5. Rehearse the exact path you will show

Before any interview, practice the click path. Know which repository you will open, which file you will discuss, and what tabs are safe to have visible. Reducing improvisation reduces mistakes.

Red flags that mean you should definitely not use your work GitHub account

  • Your account uses a company email or corporate SSO.
  • You belong to private organizations or client repositories.
  • You would need to switch between public and private work during the interview.
  • You are unsure whether the code is yours to show.
  • Your employer has confidentiality, IP, or security policies you have not reviewed.
  • You are interviewing with a competitor and the overlap makes the situation even more sensitive.

If any of those apply, the answer is not “maybe.” It is “use something else.”
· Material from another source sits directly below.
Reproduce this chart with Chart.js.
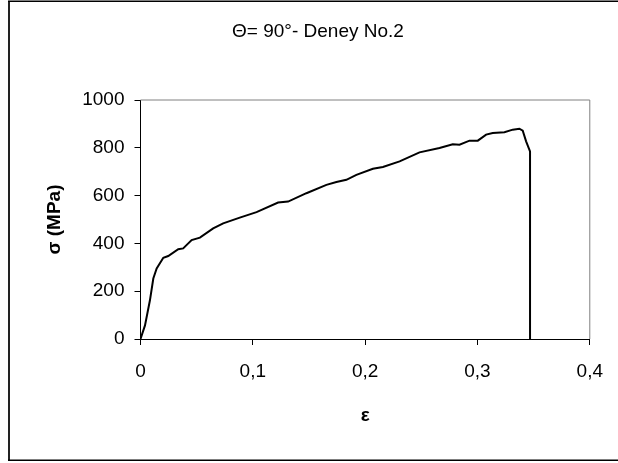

A simple decision checklist

Ask yourself these questions before the interview:

  • Who owns the account and the repositories I plan to show?
  • Could logging in expose internal repository names, organizations, or notifications?
  • Is this account tied to company email, SSO, or device controls?
  • Would I feel comfortable if my current employer knew this exact account activity happened during my job search?
  • Can I show the same skills more safely from a personal or portfolio account?

If the safer alternative exists, use it.

Final answer

No, in most cases you should not use your work GitHub account for job interviews. It creates avoidable privacy, ownership, and professionalism risks, and it can expose company context that has nothing to do with your candidacy.

The better move is to present your work from a personal GitHub account, a curated portfolio account, or sanitized code samples you are clearly allowed to share. That keeps the interview focused on your skills instead of your current employer’s systems, and it gives you much more control over what the hiring team actually sees.